考察や雑記。

音楽理論「必要?不要?」の議論はなんで不毛になる?その1

すごく当たり前のことだけど…

Aさんはギターの奏法とコード進行の理論を学び、ポップスの様式や手法を用いながらポップスを重点的に制作しています。

Bさんは和声、対位法、楽式、オーケストレーション…等を学び、古典派やロマン派の様式や手法を用いながらオーケストラを重点的に制作しています。

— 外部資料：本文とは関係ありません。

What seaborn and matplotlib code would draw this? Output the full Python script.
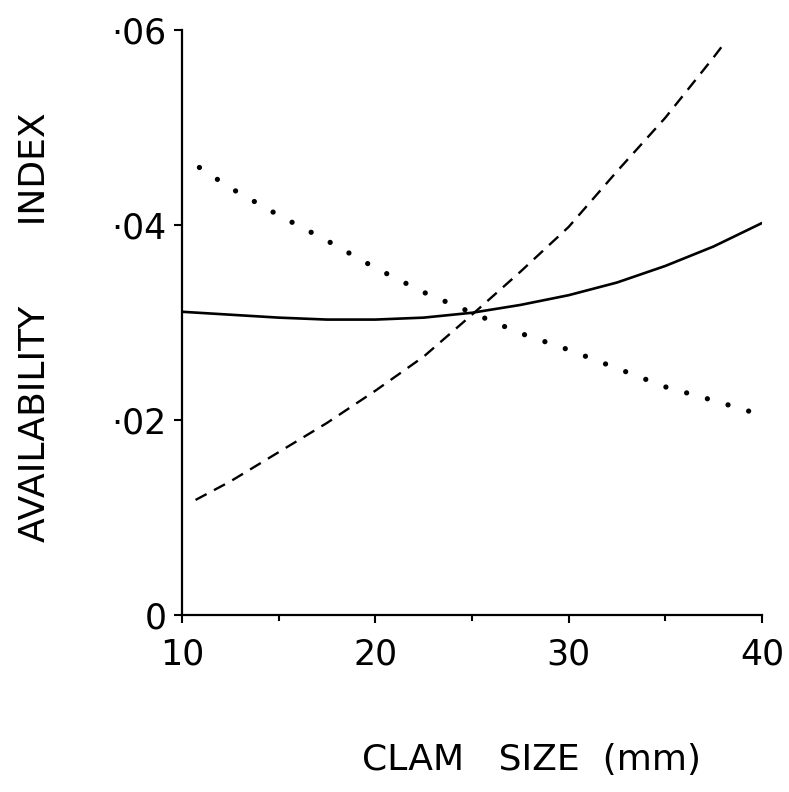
import numpy as np
import pandas as pd
import matplotlib
matplotlib.use("Agg")
import matplotlib.pyplot as plt
import seaborn as sb

# clam size (mm) and the three availability index curves
size_solid = [10, 12.5, 15, 17.5, 20, 22.5, 25, 27.5, 30, 32.5, 35, 37.5, 40]
index_solid = [0.0311, 0.0308, 0.0305, 0.0303, 0.0303, 0.0305, 0.0310,
               0.0318, 0.0328, 0.0341, 0.0358, 0.0378, 0.0402]

size_dashed = [10.7, 12.5, 15, 17.5, 20, 22.5, 25, 27.5, 30, 32.5, 35, 37.5, 38]
index_dashed = [0.0118, 0.0137, 0.0167, 0.0197, 0.0230, 0.0265, 0.0308,
                0.0352, 0.0398, 0.0455, 0.0510, 0.0572, 0.0585]

size_dotted = [10.9, 12.5, 15, 17.5, 20, 22.5, 25, 27.5, 30, 32.5, 35, 37.5, 40]
index_dotted = [0.0459, 0.0438, 0.0410, 0.0384, 0.0356, 0.0331, 0.0310,
                0.0289, 0.0272, 0.0253, 0.0234, 0.0220, 0.0205]

x_ticks = [10, 20, 30, 40]
y_ticks = [0, 0.02, 0.04, 0.06]
y_tick_labels = ["0", "\u00b702", "\u00b704", "\u00b706"]


def main():
    sb.set_style("ticks")
    plt.rcParams["font.family"] = ["DejaVu Sans"]
    plt.rcParams["lines.scale_dashes"] = False
    plt.rcParams["text.color"] = "black"
    plt.rcParams["axes.labelcolor"] = "black"

    fig = plt.figure(figsize=(7.89, 7.92), dpi=100)
    ax = fig.add_axes([0.2307, 0.2235, 0.735, 0.7386])

    sb.lineplot(x=size_solid, y=index_solid, ax=ax, color="black", lw=1.9)
    sb.lineplot(x=size_dashed, y=index_dashed, ax=ax, color="black", lw=1.7,
                linestyle=(0, (9, 6)))
    sb.lineplot(x=size_dotted, y=index_dotted, ax=ax, color="black", lw=3.8,
                linestyle=(0, (0.01, 15.5)), dash_capstyle="round")

    ax.set_xlim(10, 40)
    ax.set_ylim(0, 0.06)
    ax.set_xticks(x_ticks)
    ax.set_xticks([15, 25, 35], minor=True)
    ax.set_yticks(y_ticks)
    ax.set_yticklabels(y_tick_labels)
    ax.tick_params(axis="both", which="major", labelsize=25, length=6,
                   width=1.5, color="black", labelcolor="black")
    ax.tick_params(axis="x", which="major", pad=10)
    ax.tick_params(axis="y", which="major", pad=5)
    ax.tick_params(axis="x", which="minor", length=4, width=1.5, color="black")

    sb.despine(ax=ax)
    for s in ["left", "bottom"]:
        ax.spines[s].set_linewidth(1.6)
        ax.spines[s].set_color("black")

    ax.set_xlabel("CLAM   SIZE  (mm)", fontsize=26, va="center", color="black")
    ax.xaxis.set_label_coords(0.602, -0.248)
    ax.set_ylabel("AVAILABILITY       INDEX", fontsize=26, va="center",
                  color="black")
    ax.yaxis.set_label_coords(-0.253, 0.492)

    fig.savefig("out.png", dpi=100, facecolor="white")


if __name__ == "__main__":
    main()
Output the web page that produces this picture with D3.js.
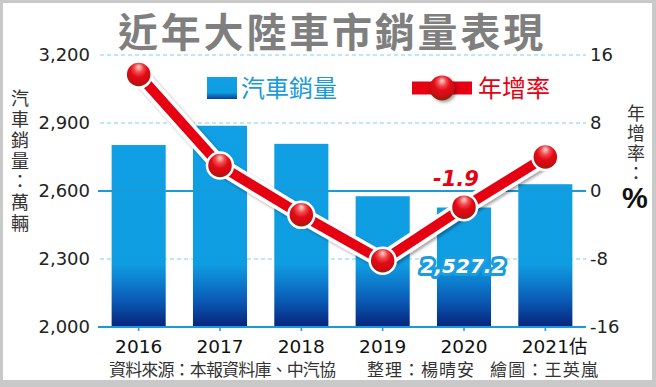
<!DOCTYPE html>
<html><head><meta charset="utf-8">
<script src="https://cdn.jsdelivr.net/npm/d3@7/dist/d3.min.js"></script>
<style>
html,body{margin:0;padding:0;background:#fff;}
svg{display:block;}
</style></head>
<body>
<svg id="chart" width="656" height="387"></svg>
<script>
const years = ["2016","2017","2018","2019","2020","2021"];
const yearLabels = ["2016","2017","2018","2019","2020","2021估"];
const sales = [2802.8, 2887.9, 2808.1, 2576.9, 2527.2, 2630];
const growth = [13.7, 3.0, -2.8, -8.2, -1.9, 4.0];
const leftTicks = [2000, 2300, 2600, 2900, 3200];
const rightTicks = [-16, -8, 0, 8, 16];
const titleText = "近年大陸車市銷量表現";
const leftTitle = "汽車銷量：萬輛";
const rightTitle = "年增率：";
const legendBar = "汽車銷量";
const legendLine = "年增率";
const sourceParts = ["資料來源：本報資料庫、中汽協", "整理：楊晴安", "繪圖：王英嵐"];

const CJK = "'Noto Sans CJK TC','Noto Sans CJK SC',sans-serif";
const NUM = "'DejaVu Sans',sans-serif";
const RED = "#e50012", BLUE = "#1a9ad8";
const hy = f => d => f(d).replace("\u2212", "-");

const svg = d3.select("#chart");
const defs = svg.append("defs");

// frame
svg.append("rect").attr("width", 656).attr("height", 387).attr("fill", "#c9c9c9");
svg.append("rect").attr("x", 3).attr("y", 3).attr("width", 649).attr("height", 377).attr("fill", "#fff");

const x = d3.scaleBand().domain(years).range([98, 586]).paddingInner(0.335).paddingOuter(0.1675);
const yL = d3.scaleLinear().domain([2000, 3200]).range([327, 55]);
const yR = d3.scaleLinear().domain([-16, 16]).range([327, 55]);
const cx = d => x(d) + x.bandwidth() / 2;

// gradients
const bg = defs.append("linearGradient").attr("id", "barGrad")
  .attr("gradientUnits", "userSpaceOnUse").attr("x1", 0).attr("y1", yL(3200)).attr("x2", 0).attr("y2", yL(2000));
[[0, "#12a1e6"], [0.77, "#0f9de2"], [0.9, "#0a5cb6"], [1, "#06237a"]].forEach(s =>
  bg.append("stop").attr("offset", s[0]).attr("stop-color", s[1]));
const lg = defs.append("linearGradient").attr("id", "legGrad").attr("x1", 0).attr("y1", 0).attr("x2", 0).attr("y2", 1);
[[0, "#12a1e6"], [0.7, "#0f9de2"], [1, "#0a3f98"]].forEach(s =>
  lg.append("stop").attr("offset", s[0]).attr("stop-color", s[1]));
const sg = defs.append("radialGradient").attr("id", "ballGrad")
  .attr("cx", "50%").attr("cy", "35%").attr("r", "60%").attr("fx", "50%").attr("fy", "20%");
[[0, "#ffd9d2"], [0.3, "#f0484c"], [0.55, "#e20a14"], [0.85, "#cc0a12"], [1, "#8a2810"]].forEach(s =>
  sg.append("stop").attr("offset", s[0]).attr("stop-color", s[1]));
const sh = defs.append("filter").attr("id", "shadow").attr("x", "-20%").attr("y", "-20%").attr("width", "140%").attr("height", "140%");
sh.append("feDropShadow").attr("dx", 2).attr("dy", 2).attr("stdDeviation", 1.5).attr("flood-color", "#000").attr("flood-opacity", 0.35);

// title
svg.append("text").attr("x", 332).attr("y", 47).attr("text-anchor", "middle")
  .attr("font-family", CJK).attr("font-weight", 700).attr("font-size", 40)
  .attr("letter-spacing", 2.8).attr("fill", "#7f7f7f").text(titleText);

// dashed grid
const gx0 = 100, gx1 = 586;
svg.append("g").selectAll("line").data(leftTicks.filter(d => d !== 2000 && d !== 2600)).join("line")
  .attr("x1", gx0).attr("x2", gx1).attr("y1", d => yL(d)).attr("y2", d => yL(d))
  .attr("stroke", "#7fcfee").attr("stroke-width", 1).attr("stroke-dasharray", "4,3");

// bars
svg.append("g").selectAll("rect").data(years).join("rect")
  .attr("x", d => x(d)).attr("width", x.bandwidth())
  .attr("y", (d, i) => yL(sales[i])).attr("height", (d, i) => yL(2000) - yL(sales[i]))
  .attr("fill", "url(#barGrad)");

// zero line (2600 / 0%)
svg.append("line").attr("x1", gx0 - 2).attr("x2", gx1).attr("y1", yR(0)).attr("y2", yR(0))
  .attr("stroke", BLUE).attr("stroke-width", 2);
// baseline
svg.append("line").attr("x1", gx0 - 2).attr("x2", gx1).attr("y1", yL(2000)).attr("y2", yL(2000))
  .attr("stroke", BLUE).attr("stroke-width", 2);

// left axis
const axL = svg.append("g").attr("transform", `translate(${gx0},0)`)
  .call(d3.axisLeft(yL).tickValues(leftTicks).tickFormat(d3.format(",")).tickSize(0).tickPadding(10));
axL.select(".domain").remove();
axL.selectAll("text").attr("font-family", NUM).attr("font-size", 18).attr("fill", "#222");

// right axis
const axR = svg.append("g").attr("transform", `translate(${gx1},0)`)
  .call(d3.axisRight(yR).tickValues(rightTicks).tickFormat(hy(d3.format("d"))).tickSize(0).tickPadding(4));
axR.select(".domain").remove();
axR.selectAll("text").attr("font-family", NUM).attr("font-size", 18).attr("fill", "#222");

// x axis
const axX = svg.append("g").attr("transform", `translate(0,${yL(2000)})`)
  .call(d3.axisBottom(x).tickSize(4).tickPadding(9).tickFormat(() => ""));
axX.select(".domain").remove();
axX.selectAll("line").attr("stroke", BLUE).attr("stroke-width", 1.5);
axX.selectAll(".tick text").each(function (d, i) {
  const t = d3.select(this);
  t.attr("font-family", NUM).attr("font-size", 18.5).attr("fill", "#111");
  const lab = yearLabels[i];
  const num = lab.replace(/[^0-9]/g, "");
  const suf = lab.slice(num.length);
  t.text(null);
  t.append("tspan").text(num);
  if (suf) {
    t.attr("text-anchor", "start").attr("x", -23.5);
    t.append("tspan").attr("font-family", CJK).text(suf);
  }
});

// line with outline
const line = d3.line().x((d, i) => cx(years[i])).y(d => yR(d));
svg.append("path").datum(growth).attr("d", line).attr("fill", "none")
  .attr("stroke", "#fff").attr("stroke-width", 17).attr("stroke-linejoin", "round").attr("filter", "url(#shadow)");
svg.append("path").datum(growth).attr("d", line).attr("fill", "none")
  .attr("stroke", RED).attr("stroke-width", 10).attr("stroke-linejoin", "round");

// markers
svg.append("g").selectAll("circle").data(growth).join("circle")
  .attr("cx", (d, i) => cx(years[i])).attr("cy", d => yR(d)).attr("r", 13)
  .attr("fill", "url(#ballGrad)").attr("stroke", "#fff").attr("stroke-width", 2.5);

// annotations
const ai = 4;
svg.append("text").attr("x", cx(years[ai]) - 8).attr("y", yR(growth[ai]) - 21)
  .attr("text-anchor", "middle").attr("font-family", NUM).attr("font-weight", 700)
  .attr("font-style", "italic").attr("font-size", 21).attr("fill", RED).text(hy(d3.format(".1f"))(growth[ai]));
svg.append("text").attr("x", cx(years[ai]) - 1).attr("y", 273)
  .attr("text-anchor", "middle").attr("font-family", NUM).attr("font-weight", 700)
  .attr("font-style", "italic").attr("font-size", 20).attr("fill", "#fff")
  .attr("stroke", "#1a9ce0").attr("stroke-width", 6).attr("stroke-linejoin", "round")
  .attr("paint-order", "stroke").text(d3.format(",.1f")(sales[ai]));

// legend
svg.append("rect").attr("x", 207).attr("y", 77).attr("width", 30).attr("height", 22).attr("fill", "url(#legGrad)");
svg.append("text").attr("x", 241).attr("y", 97).attr("font-family", CJK).attr("font-size", 24)
  .attr("fill", BLUE).text(legendBar);
svg.append("line").attr("x1", 412).attr("x2", 472).attr("y1", 88).attr("y2", 88)
  .attr("stroke", RED).attr("stroke-width", 13);
svg.append("circle").attr("cx", 442).attr("cy", 88).attr("r", 12.5).attr("fill", "url(#ballGrad)")
  .attr("filter", "url(#shadow)");
svg.append("text").attr("x", 478).attr("y", 97).attr("font-family", CJK).attr("font-size", 24)
  .attr("fill", RED).text(legendLine);

// vertical axis titles
const vt = (chars, xx, y0, ls) => svg.append("text").attr("x", xx).attr("y", y0)
  .style("writing-mode", "vertical-rl").style("text-orientation", "upright")
  .attr("letter-spacing", ls).attr("font-family", CJK).attr("font-size", 18)
  .attr("fill", "#333").text(chars);
vt(leftTitle, 20, 89, 2.9);
vt(rightTitle, 636, 104, 2);
svg.append("text").attr("x", 635).attr("y", 208).attr("text-anchor", "middle")
  .attr("font-family", "'Liberation Sans',sans-serif").attr("font-weight", 700).attr("font-size", 29)
  .attr("fill", "#111").text("%");

// source
const srcX = [109, 367, 490], srcW = [227, 107, 108];
svg.append("g").selectAll("text").data(sourceParts).join("text")
  .attr("x", (d, i) => srcX[i]).attr("y", 376)
  .attr("textLength", (d, i) => srcW[i]).attr("lengthAdjust", "spacing")
  .attr("font-family", CJK).attr("font-size", 17).attr("fill", "#333").text(d => d);
</script>
</body></html>
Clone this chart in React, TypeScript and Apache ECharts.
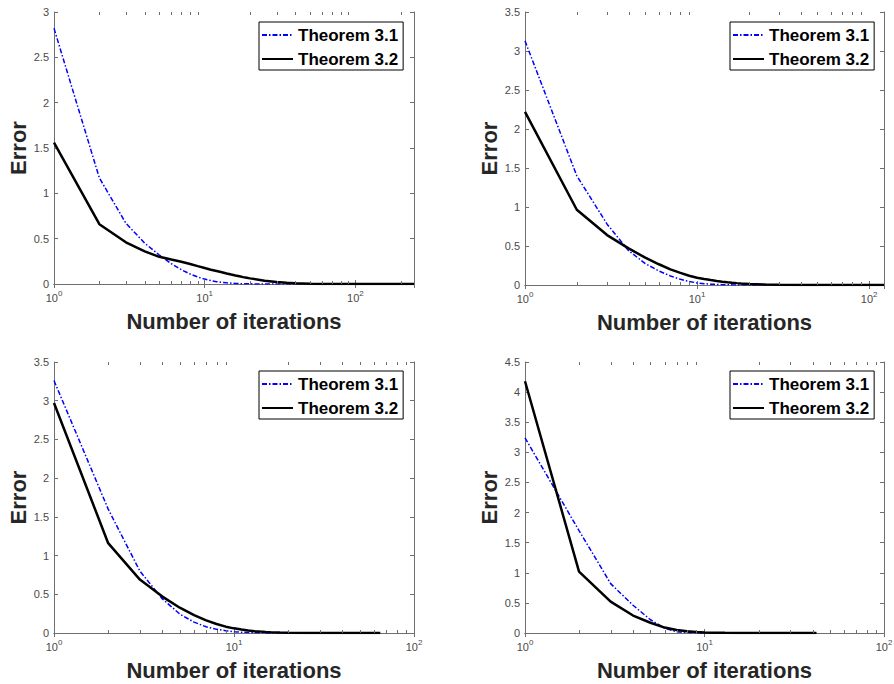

AさんがBさんのようにオーケストラを作るのは苦手です。同様にBさんも、Aさんのようにポップスを作るのは苦手です。

抽象化すると…

ある真理もAという条件下では真理たりえますが、Bという条件下では誤謬になります。あるいはうまく機能しません。

同様にある真理もBという条件下では真理たりえますが、Aという条件下では誤謬になります。あるいはうまく機能しません。

真理は常に真理ではありませんし、誤謬も常に誤謬ではありません。何度も同じ説明をして申し訳ないですが、真理も条件によっては誤謬になりますし、誤謬も同様です。真理と誤謬は相互に転化します。

その真理を無理やりに誇張して、一般化して、常に真理たりえようとすることで、それは誤謬になるのです。これが誤謬の本質だといえます。ある理論も一定の条件下では適切に作用しますが、それ以外では袋小路に陥ったりします。

例1

BさんはAさんのようにポップスを作るのは苦手なので、Bさんは落胆して 考え込んでしまいました。

「私はポップスを作ることが出来ない…もう今の時代に追いつけない気がする。今まで学んできた理論など、無意味だったんだ。不要だったんだ。」

「いっそ感性で作った方が、ずっといい。」

(とても極端な例え話で申し訳ないですが)こうして、音楽理論の不要論が出てきてしまいました。

例2

音楽理論を学んでいないCさんは

「あの有名なミュージシャンはほとんど音楽理論を学んでいないらしいが、作曲も演奏も素晴らしい。」

「だから、私にもきっと出来るだろう。」

と言って一つの例を拡大して、一般化して扱い、あらゆる物事にも当てはめてしまいました。どちらも自分の認識にここまで意識的に捉えてはいないかもしれませんが、意外と陥ってしまうことです。また、どちらも論理的に飛躍しています。